First Dog of the Day

I flung myself out of bed on this wet, foggy morning and went to Shambhala Yoga Center (it's hard for me to write that, or say it, without thinking of Three Dog Night). The studio had become sort of my new best friend, but lately I've been ignoring its siren call.

On my way, I walked past Yanarella's dance school across the street, where tiny ballerinas and their stage-door moms were arriving for class. It was 9:00 AM on Saturday, so these girls were hardcore bunheads. Their dedication inspired me. It also reminded me of the thousands of hours I clocked at Eleanor Connell's School of Dance in New Jersey, when I thought I wanted to be all that.

I'm not sure what I wanted. I started when I was 4 as a way to straighten my knock knees and pidgeon-toes. Shockingly, my secret ambivalence toward the artform lasted through 20 years of study. It's really this chapter of my life that forever shaped my attitude toward organized athletics of any kind. It's love-hate. I'm a defiantly lazy girl, yet still unable to last a week without a dose of pain-inducing physical exertion.

Which brings me back to this morning. Yoga has changed my life. M.P. took me to my first class 11 years ago. At the time I thought that, with my background, the practice would flow easily but it took many years and different styles of teaching for me to be any good or achieve any benefits. I am still uncomfortable with the chanting and meditation but sanskrit is an absolutely beautiful language and you can be assured whatever the translation, it's ultimately about love and tolerance.

One of the most important things I've learned and what I try very hard to communicate to friends who are justifiably turned off by the more cliche aspects of this community, is that if you ever encounter what is referred to as a creepy yoga girl/guy (CYG), ignore them. Their smug self-aggrandizing is not only distracting, it's anathema to the practice. One of my worst social experiences in recent memory is, surprisingly, when I attended the Yoga Journal Conference this year. More CYGs in one room than any rational person could tolerate. Even the smallest pearl of yogic wisdom came with a price tag. The guest instructors may as well have been reality TV hosts and, frankly, they were exalted in that way. I'll never go again.

The very nature of yoga and the rewards that come from practicing it demand consistency and dedication. And it gets more of that from me than anything else in my life--although not so much lately, for possible reasons I've already discussed.
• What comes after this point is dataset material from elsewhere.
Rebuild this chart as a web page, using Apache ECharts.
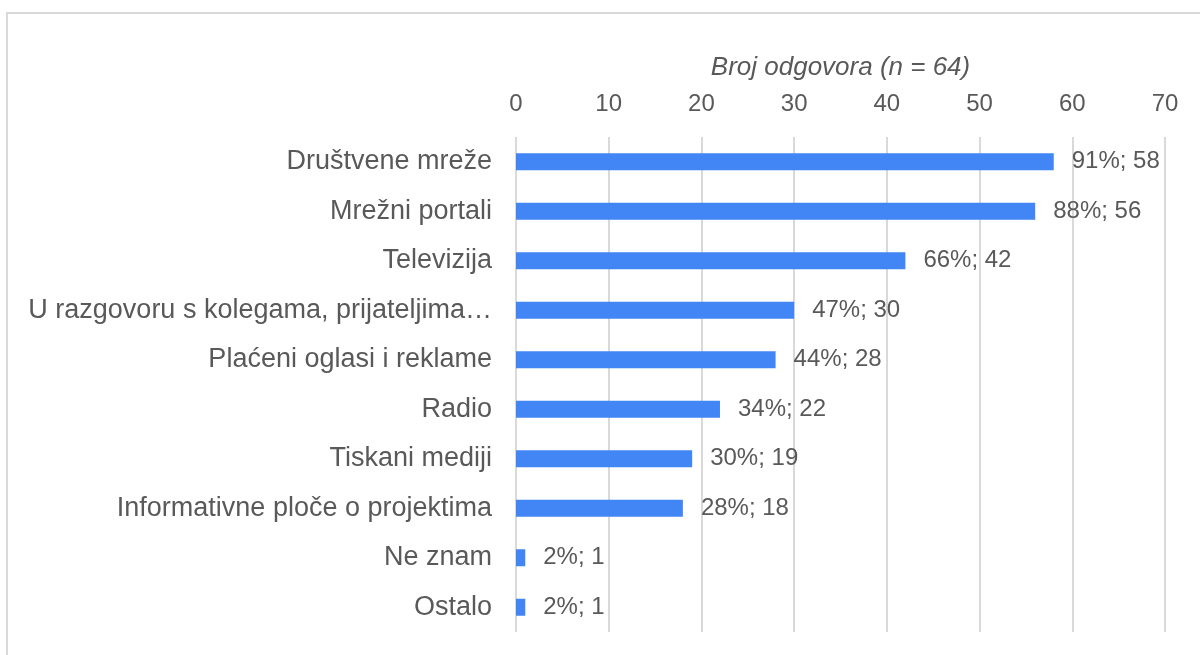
<!DOCTYPE html>
<html>
<head>
<meta charset="utf-8">
<script src="https://cdn.jsdelivr.net/npm/echarts@6/dist/echarts.min.js"></script>
<style>
  html, body { margin: 0; padding: 0; background: #fff; }
  #frame {
    position: absolute; left: 6px; top: 12px; width: 1300px; height: 700px;
    border-top: 2px solid #d9d9d9; border-left: 2px solid #d9d9d9;
  }
  #main { position: absolute; left: 0; top: 0; width: 1200px; height: 655px; }
</style>
</head>
<body>
<div id="frame"></div>
<div id="main"></div>
<script>
// kategorije odozgo prema dolje
const categories = [
  "Društvene mreže",
  "Mrežni portali",
  "Televizija",
  "U razgovoru s kolegama, prijateljima…",
  "Plaćeni oglasi i reklame",
  "Radio",
  "Tiskani mediji",
  "Informativne ploče o projektima",
  "Ne znam",
  "Ostalo"
];
const counts = [58, 56, 42, 30, 28, 22, 19, 18, 1, 1];
const percents = [91, 88, 66, 47, 44, 34, 30, 28, 2, 2];
const xTicks = { min: 0, max: 70, interval: 10 };

let myChart = echarts.init(document.getElementById("main"));
myChart.setOption({
  animation: false,
  textStyle: { fontFamily: "Liberation Sans, Arial, sans-serif" },
  grid: {
    left: 516,
    right: 35,
    top: 137,
    bottom: 23
  },
  xAxis: {
    type: "value",
    position: "top",
    min: xTicks.min,
    max: xTicks.max,
    interval: xTicks.interval,
    name: "Broj odgovora (n = 64)",
    nameLocation: "middle",
    nameGap: 56,
    nameTextStyle: {
      color: "#595959",
      fontSize: 26,
      fontStyle: "italic"
    },
    axisLine: { show: false },
    axisTick: { show: false },
    axisLabel: { color: "#595959", fontSize: 24, margin: 21 },
    splitLine: { lineStyle: { color: "#d9d9d9", width: 2 } }
  },
  yAxis: {
    type: "category",
    inverse: true,
    data: categories,
    axisLine: { show: false },
    axisTick: { show: false },
    axisLabel: { color: "#595959", fontSize: 27, margin: 24 }
  },
  series: [
    {
      type: "bar",
      data: counts,
      barWidth: 17,
      itemStyle: { color: "#4285f4" },
      label: {
        show: true,
        position: "right",
        distance: 18,
        color: "#595959",
        fontSize: 24,
        formatter: (p) => percents[p.dataIndex] + "%; " + p.value
      }
    }
  ]
});
</script>
</body>
</html>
Sure, I'm pleased with the physical results, but it's the constant verbal coaching, the repetition of the tenets of non-attachment that has kept me from going completely bonkers. There have been classes in which I feel almost romantic love for my instructor.

I like what I become in yoga class, which is very different from any dance instruction I've ever taken. Boxing's pretty good, too, but that's because you get to beat the shit out of stuff. The process begins even before I get to the studio, when I'm at home getting dressed and planning for the time. Upon arrival into this urban sanctuary, I pretend that I'm a person who is always calm and spiritually-devoted. Everyone becomes polite and respectful, if they weren't already. The cell phones get turned off and tucked away. Most everyday sounds are left waiting outside the door.

I become more accepting of my own and other's limitations, which conversely creates more space. The less I think about pain, the less it exists. I become a better listener. Today my teacher kept saying "prepare in your mind for the next pose." Think first about your next move, so that you can complete it with the fullest integrity (words to live by). I breathe so much more deeply that my lungs pop like the opening of a bendy straw. The bones in my chest actually crack open. In yogic terms, this is referred to as the anahata chakra, the heart center.

S. was right. I am glad I went. Namaste.

1 comments:

  1. I would like to recommend you find a book on PataƱjali's Yoga. He's the cat that started it all and surprisingly, asanas is only a very small part of Yoga. Find a good translation and I think you'll get a lot out of it.